Shooting some of the scenes in FOR IZZY throughout San Francisco was for me not only a revisiting of my past, but also a rediscovery of a city that I was previously unfamiliar with.

When I lived in San Francisco in the early 2000’s, I’m embarrassed to admit that I hadn’t heard of Harvey Milk. The photo above is the very building on Castro Street where Harvey Milk once lived that I passed by every single day on the way to and from work.

Fast forward a few years later in Vancouver, and my acting coach emails me the script to MILK (http://www.imdb.com/title/tt1013753), mentioning there was a part for me that I should submit for if my agents hadn’t already done so (I eventually did submit a self-tape for the role that eventually went to Kelvin Yu (http://www.imdb.com/name/nm0950515)).

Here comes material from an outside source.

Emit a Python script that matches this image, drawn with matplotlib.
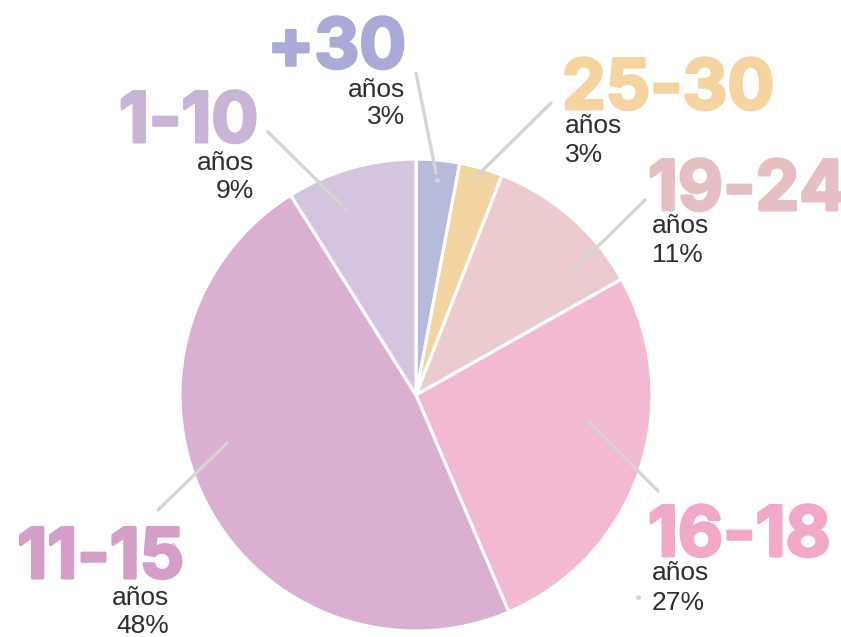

The script floored me (in fact, as strong as the film was, the script was even better). From reading it, I could sense that this story wasn’t just a biopic about Harvey Milk, but a story about the screenwriter himself, Dustin Lance Black. You didn’t have to know Black’s own personal journey to know that Harvey Milk’s story had profound personal meaning to him because of how the script was written, as if the ghost of Harvey Milk himself had lived with Black as he wrote it. This wasn’t just inspired writing; it was transcendent.

After reading that script, I did a deep dive into Harvey Milk’s own story, reading as much as I could, watching the documentary THE TIMES OF HARVEY MILK (http://www.imdb.com/title/tt0088275), and educating myself as much as I could on the history of the fight for LGBTQ rights.

Harvey Milk didn’t become the first openly gay elected official in the US (or perhaps the first ever, anywhere) because he was superhuman. At the time, he was a middle aged man, a refugee from the corporate world who moved from New York to San Francisco to start over. So he opened a camera store on Castro Street and lived upstairs.

As an elected official, he didn’t win over his constituents with lofty grandiose promises, but got into the weeds with the “dog poop” ordinances (enacting laws that made sure owners picked up after their dogs).

However he could sense the bigger picture, and stepped into those bigger shoes that he knew he had to fill. His “you gotta give ’em hope” speech was especially remarkable and prescient because of the time period – 1978. The post-Watergate, post-Vietnam late 1970s was a period of deep cynicism, economic gloom, and a crisis of faith about the American Dream. Not a lot to be hopeful about at that time.

And yet, that’s what made that speech so relevant in that moment. To me, that speech wasn’t about giving its audience a momentary burst of inspiration, boundless optimism or rah-rah positivity, but something more profound.

Hope is a choice.

You can choose to have hope, especially when you are not feeling hopeful.

You can choose to have hope, especially when you are feeling the most helpless.

Because hope isn’t ephemeral like an emotion. Hope is a resource that can fuel the resolve you need to get you beyond whatever despair you’re currently feeling.

And most importantly, when you choose to have hope in those moments of despair, you have the capacity to give that very hope to others – even beyond one’s own lifetime, as Harvey Milk had done.